What you probably will do, though, is have a modest subset of your data (the bit the website needs to get at) on storage in the cloud with some kind of cache layer providing a jump-off to the on-prem storage to fetch and store items that aren't used so frequently.

I've run plenty of Web-based services that run 95 per cent of their functions from data held in the website (product and customer data, primarily) with only five per cent calling back to “mother” — for instance when someone actually expresses an interest in a product and it needs to check availability in real time.

Processing in the cloud

Something people keep talking more and more about is doing heavy duty processing in the cloud.
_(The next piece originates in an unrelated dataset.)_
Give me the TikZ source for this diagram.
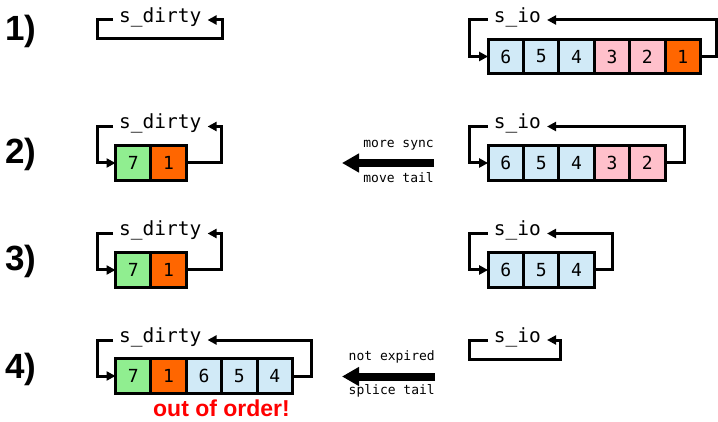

There are two common reasons for this, either:

  • They have infrequent requirements for big data crunching tasks that take lots of CPU – quarter-end analytical software runs, for example – so they take advantage of pay-as-you-go cloud processing
  • They need vast amounts of processing against a challenging deadline and have algorithms that parallelise well – so by running 200 processors they can do a week's processing in about an hour

In both cases you can look to mount on-premise filestores from the servers in the cloud, but similarly you can look to one of the increasing number of storage virtualisation products starting to appear that let you present your global storage setup as a virtual layer – so your cloud-based servers simply mount volumes as if they were in the cabinet next to them even when they're far distant over the wide area.

Connectivity between locations

To connect between two locations at an operational level (meaning for the servers and apps to talk to each other) you need a technology that's supported by both ends. In all but the most extreme of cases this will be an IPSec VPN tunnel.

Just because a VPN is the lowest common denominator doesn't mean it's a bad thing to use. A few years ago I ran the connection between one of my offices and a data centre a few hundred miles away over a 40Mbit/s IPSec tunnel, and the users didn't even realise the servers weren't in the on-site comms room.

IPSec's great because it's dead easy to do – particularly if you're using Amazon's cloud and you have an on-premise router from a popular vendor like Cisco or Juniper, as it'll generate the configuration text for you to paste into the router (though most providers have perfectly usable wizards).

If you're made of money or you have very high-end requirements then some cloud providers have the capability for you to hook into them with a fixed link, though it's pricey. Given the potential for IPSec to run at proper speeds you should think twice before jumping.

There is one exception in this latter case, though: in some (admittedly niche) locations you may well be able to hook your premises and cloud installation via a metropolitan link of some kind.

So where I live in the Channel Islands, for example, one of the main providers can hook your office and their cloud installation with their native MPLS network, and another can do the same with its VPLS installation: in both cases they're effectively extending the network of the data centre where the cloud services live into the customer's premises.